Rabbi Zev Wolf of Zhitomir, the author of “The Light That Shines”, a student of the Maggid of Mezrich who immigrated to Eretz-Yisrael in 1798 (and in Haifa met Rabbi Nachman who was at that time in the country), interprets the verse in Zephaniah 3:9, "For then will I turn to the peoples a pure language, that they may all call upon the name of the LORD" with the radical understanding that the Jewish people must strengthen itself and speak forthrightly in a voice full of holiness, and so bring even the non-Jews to the sacredness:

“We can call to all, even the nations of the world, to bring them closer to the sacred [ ... ] to extract from out of them their holy sparks, to bring them closer to the holy and in particular in the future when the level of attainment ability increases in the world from the youngest to the oldest.
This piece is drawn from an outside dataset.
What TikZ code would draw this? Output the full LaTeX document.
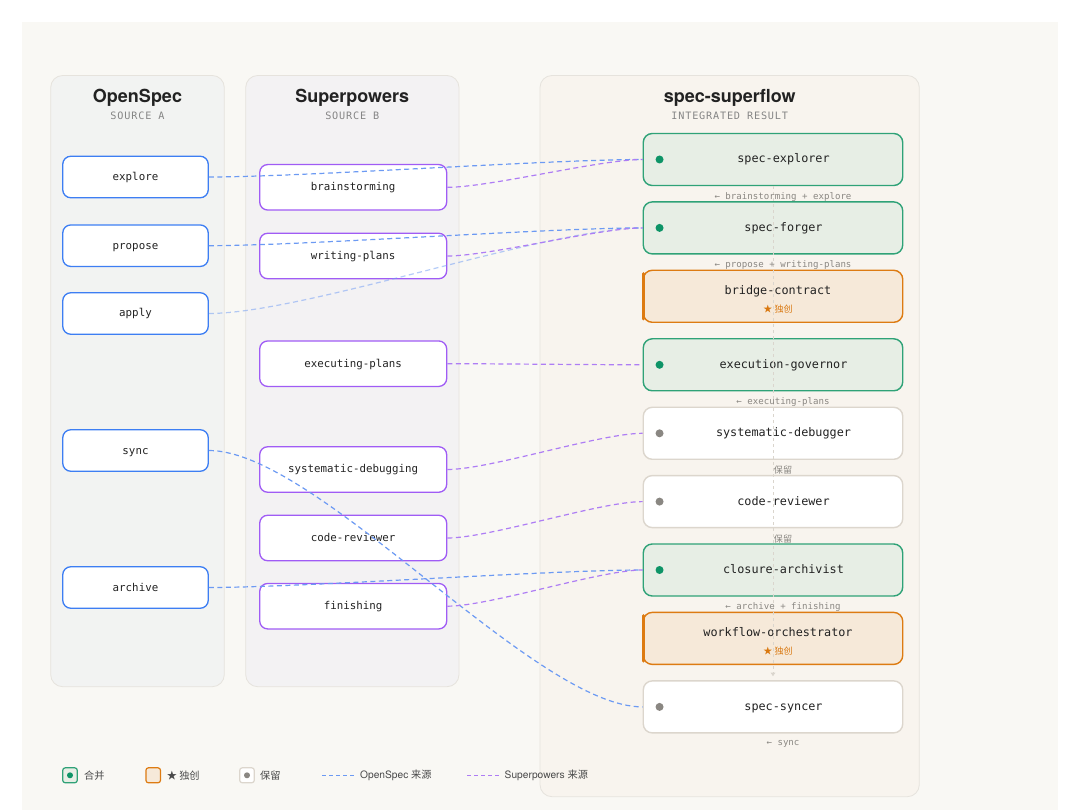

Then I will turn to the nations to turn them from bad to good, as recalled in the verse "until Shiloh comes" and such a pure language causes “unto him shall the obedience of the peoples be" that is, to assemble the nations to bring them close to the sacred [...] for If Israel has the clear and sacred language they then can collect the sacred sparks within them that sustain them.”



The results of the 2014 harvest labor of Hayovel volunteers was 438 tons of grapes which should produce at least 258,000 bottles of wine.  Since 2004, they harvested over 2000 tons of grapes and olives which represents 156,000 work hours, saving labor costs of $1,100,000.